When our children come in or go out of our church, there is rarely any corrosive silence. They come into church heads up, looking around and smiling. And we all respond.
Children don’t have the etiquette which prevents us from drawing closer to one another. Children have no fear of asking questions, they have no suspicion of people’s answers. Every time my son comes to the communion rails, he has a different woman on his arm. When our children come into this church, they think they have a hundred best friends – because it doesn’t occur to them why anyone should not be their friend.
When do we lose that, when do we grow out of that, with etiquette and suspicion and silence?
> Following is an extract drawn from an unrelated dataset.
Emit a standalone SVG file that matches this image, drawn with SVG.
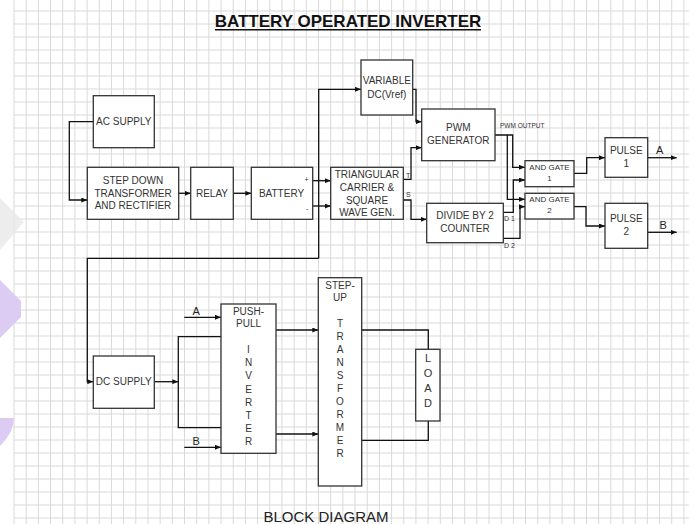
<svg xmlns="http://www.w3.org/2000/svg" width="689" height="524" viewBox="0 0 689 524">
<defs>
<style>
.g{stroke:#d9d9d9;stroke-width:1;fill:none}
.b{fill:#fff;stroke:#333;stroke-width:1.3}
.w{fill:none;stroke:#111;stroke-width:1.3}
.a{marker-end:url(#ah)}
text{font-family:"Liberation Sans",Arial,sans-serif;fill:#333}
.t{font-size:10px;text-anchor:middle}
.s{font-size:8px;text-anchor:middle}
.x{font-size:7px;fill:#333}
.l{font-size:11px;fill:#222}
</style>
<marker id="ah" markerWidth="6" markerHeight="5" refX="6" refY="2.5" orient="auto" markerUnits="userSpaceOnUse"><path d="M0,0 L6,2.5 L0,5 z" fill="#111"/></marker>
</defs>
<rect width="689" height="524" fill="#fff"/>
<g id="grid">
<path class="g" d="M14,0V524M26.18,0V524M38.36,0V524M50.54,0V524M62.72,0V524M74.9,0V524M87.08,0V524M99.26,0V524M111.44,0V524M123.62,0V524M135.8,0V524M147.98,0V524M160.16,0V524M172.34,0V524M184.52,0V524M196.7,0V524M208.88,0V524M221.06,0V524M233.24,0V524M245.42,0V524M257.6,0V524M269.78,0V524M281.96,0V524M294.14,0V524M306.32,0V524M318.5,0V524M330.68,0V524M342.86,0V524M355.04,0V524M367.22,0V524M379.4,0V524M391.58,0V524M403.76,0V524M415.94,0V524M428.12,0V524M440.3,0V524M452.48,0V524M464.66,0V524M476.84,0V524M489.02,0V524M501.2,0V524M513.38,0V524M525.56,0V524M537.74,0V524M549.92,0V524M562.1,0V524M574.28,0V524M586.46,0V524M598.64,0V524M610.82,0V524M623,0V524M635.18,0V524M647.36,0V524M659.54,0V524M671.72,0V524M683.9,0V524"/>
<path class="g" d="M14,11H689M14,24H689M14,37H689M14,50H689M14,63H689M14,76H689M14,89H689M14,102H689M14,115H689M14,128H689M14,141H689M14,154H689M14,167H689M14,180H689M14,193H689M14,206H689M14,219H689M14,232H689M14,245H689M14,258H689M14,271H689M14,284H689M14,297H689M14,310H689M14,323H689M14,336H689M14,349H689M14,362H689M14,375H689M14,388H689M14,401H689M14,414H689M14,427H689M14,440H689M14,453H689M14,466H689M14,479H689M14,492H689M14,505H689M14,518H689"/>
</g>
<g id="watermark">
<path d="M0,198 L24,222 L0,250 Z" fill="#e9e9e9" opacity="0.8"/>
<path d="M0,280 L21,301 L21,317 L0,338 Z" fill="#dccbf3"/>
<path d="M0,418 L14,418 Q14,432 0,446 Z" fill="#dccbf3"/>
</g>
<g id="title">
<text x="348" y="26.5" style="font-size:17px;font-weight:bold;fill:#111;text-anchor:middle">BATTERY OPERATED INVERTER</text>
<line x1="215" y1="29.8" x2="481" y2="29.8" stroke="#111" stroke-width="1.6"/>
</g>
<g id="connectors">
<path class="w a" d="M93.3,121.7H69.3V200H87.3"/>
<path class="w a" d="M178.7,193.3H190.7"/>
<path class="w a" d="M233.3,193.3H251.3"/>
<path class="w a" d="M312.7,180.7H330.7"/>
<path class="w a" d="M312.7,206H330.7"/>
<path class="w a" d="M318.7,258.3V89.3H361"/>
<path class="w a" d="M318.7,258.3H87.3V381.7H93.3"/>
<path class="w a" d="M412.7,89.3H416V121.7H421.7"/>
<path class="w a" d="M403.3,179.3H411V147.7H421.7"/>
<path class="w a" d="M403.3,200H411V219.3H426.7"/>
<path class="w a" d="M495,135H512.7V167.3H525"/>
<path class="w a" d="M507.3,135V199.3H525"/>
<path class="w a" d="M503.3,212.3H513.3V180H525"/>
<path class="w a" d="M503.3,238.3H520V206.7H525"/>
<path class="w a" d="M574,173.3H586.7V157.7H605"/>
<path class="w a" d="M574,206.7H586V226H605"/>
<path class="w a" d="M647.7,157.7H676.7"/>
<path class="w a" d="M647.7,232.3H676.7"/>
<path class="w a" d="M154.3,381.7H178.3"/>
<path class="w" d="M221,336.7H178.3V427.7H221"/>
<path class="w a" d="M184.3,317.3H221"/>
<path class="w a" d="M184.3,447.3H221"/>
<path class="w a" d="M276,330H318.3"/>
<path class="w a" d="M276,434H318.3"/>
<path class="w" d="M361.7,330H428.3V349.3"/>
<path class="w" d="M361.7,440.3H428.3V421"/>
</g>
<g id="ac-supply">
<rect class="b" x="93.3" y="95.7" width="61" height="52"/>
<text class="t" x="123.8" y="125.3">AC SUPPLY</text>
</g>
<g id="step-down">
<rect class="b" x="87.3" y="167.3" width="91.4" height="52"/>
<text class="t" x="133" y="183.6">STEP DOWN</text>
<text class="t" x="133" y="196.9">TRANSFORMER</text>
<text class="t" x="133" y="209.3">AND RECTIFIER</text>
</g>
<g id="relay">
<rect class="b" x="190.7" y="167.3" width="42.6" height="52"/>
<text class="t" x="212" y="197">RELAY</text>
</g>
<g id="battery">
<rect class="b" x="251.3" y="167.3" width="61.4" height="52"/>
<text class="t" x="281.5" y="197">BATTERY</text>
<text class="x" x="304.5" y="182">+</text>
<text class="x" x="306" y="210.5">-</text>
</g>
<g id="variable-dc">
<rect class="b" x="361" y="60" width="51.7" height="55"/>
<text class="t" x="386.8" y="84.3">VARIABLE</text>
<text class="t" x="386.8" y="97.9">DC(Vref)</text>
</g>
<g id="triangular">
<rect class="b" x="330.7" y="167.3" width="72.6" height="52"/>
<text class="t" x="367" y="178">TRIANGULAR</text>
<text class="t" x="367" y="190.5">CARRIER &amp;</text>
<text class="t" x="367" y="203.5">SQUARE</text>
<text class="t" x="367" y="216">WAVE GEN.</text>
<text class="x" x="406" y="177.5">T</text>
<text class="x" x="406" y="196.8">S</text>
</g>
<g id="pwm">
<rect class="b" x="421.7" y="109" width="73.3" height="51.7"/>
<text class="t" x="458.3" y="131.3">PWM</text>
<text class="t" x="458.3" y="144.3">GENERATOR</text>
<text x="500" y="128.3" style="font-size:6.5px;fill:#333">PWM OUTPUT</text>
</g>
<g id="divide">
<rect class="b" x="426.7" y="203.3" width="76.6" height="39.4"/>
<text class="t" x="465" y="219.3">DIVIDE BY 2</text>
<text class="t" x="465" y="231.9">COUNTER</text>
<text class="x" x="504" y="220.8">D 1</text>
<text class="x" x="504" y="247.5">D 2</text>
</g>
<g id="and1">
<rect class="b" x="525" y="160.7" width="49" height="26"/>
<text class="s" x="549.5" y="169.6">AND GATE</text>
<text class="s" x="549.5" y="180.6">1</text>
</g>
<g id="and2">
<rect class="b" x="525" y="193.3" width="49" height="25.7"/>
<text class="s" x="549.5" y="202.2">AND GATE</text>
<text class="s" x="549.5" y="212.9">2</text>
</g>
<g id="pulse1">
<rect class="b" x="605" y="137.7" width="42.7" height="39.6"/>
<text class="t" x="626.3" y="153.6">PULSE</text>
<text class="t" x="626.3" y="166.9">1</text>
<text class="l" x="656" y="154">A</text>
</g>
<g id="pulse2">
<rect class="b" x="605" y="203.3" width="42.7" height="45"/>
<text class="t" x="626.3" y="221.9">PULSE</text>
<text class="t" x="626.3" y="235.3">2</text>
<text class="l" x="659.5" y="229">B</text>
</g>
<g id="dc-supply">
<rect class="b" x="93.3" y="356" width="61" height="52.3"/>
<text class="t" x="123.8" y="385.3">DC SUPPLY</text>
</g>
<g id="push-pull">
<rect class="b" x="221" y="304" width="55" height="149.3"/>
<text class="t" x="248.5" y="314.6">PUSH-</text>
<text class="t" x="248.5" y="326.9">PULL</text>
<text class="t" x="248.5" y="352.9">I<tspan x="248.5" dy="13.2">N</tspan><tspan x="248.5" dy="13.2">V</tspan><tspan x="248.5" dy="13.2">E</tspan><tspan x="248.5" dy="13.2">R</tspan><tspan x="248.5" dy="13.2">T</tspan><tspan x="248.5" dy="13.2">E</tspan><tspan x="248.5" dy="13.2">R</tspan></text>
<text class="l" x="192.5" y="315">A</text>
<text class="l" x="192.5" y="445">B</text>
</g>
<g id="step-up">
<rect class="b" x="318.3" y="277.7" width="43.4" height="208.3"/>
<text class="t" x="340" y="288.6">STEP-</text>
<text class="t" x="340" y="300.9">UP</text>
<text class="t" x="340" y="326.9">T<tspan x="340" dy="13.04">R</tspan><tspan x="340" dy="13.04">A</tspan><tspan x="340" dy="13.04">N</tspan><tspan x="340" dy="13.04">S</tspan><tspan x="340" dy="13.04">F</tspan><tspan x="340" dy="13.04">O</tspan><tspan x="340" dy="13.04">R</tspan><tspan x="340" dy="13.04">M</tspan><tspan x="340" dy="13.04">E</tspan><tspan x="340" dy="13.04">R</tspan></text>
</g>
<g id="load">
<rect class="b" x="415.7" y="349.3" width="24.3" height="71.7"/>
<text x="428" y="362.3" style="font-size:11px;text-anchor:middle">L<tspan x="428" dy="15">O</tspan><tspan x="428" dy="15">A</tspan><tspan x="428" dy="14.5">D</tspan></text>
</g>
<g id="caption">
<text x="326" y="521.5" style="font-size:15px;text-anchor:middle;fill:#222">BLOCK DIAGRAM</text>
</g>
</svg>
I suppose as life knocks us about we learn to be suspicious, we learn to avoid conflict because conflict hurts, and the protective shell which we put around ourselves becomes thicker and more isolating. We learn to respond to difference not with questions but silence, not with love but with defence, not with curiosity but suspicion. Silence, defence, suspicion, they’re all learnt behaviours. Whereas questioning, loving, being curious, they are natural, inherent.
Perhaps when Jesus showed the Apostles the child, and told them than welcoming them welcomed God in, perhaps he meant that they had to unlearn the things they had learnt. To unlearn their aggression, their suspicion, their silence. Perhaps he was saying not just that we had to be kind to children, but that we should be kind to the child within us.
Perhaps he was pointing to the child in its vulnerability, without their protective shells of silence, or suspicion, and was saying to them, “you don’t need that, you don’t need those things.” Perhaps he was calling them into the freedom that vulnerability give us. Freedom to be hurt. And freedom to be healed.
There will always be conflict in the church. But there need never be acrimony. For that to happen we must be as fearless as children, to break the silence which divides us, and speak the truth in love.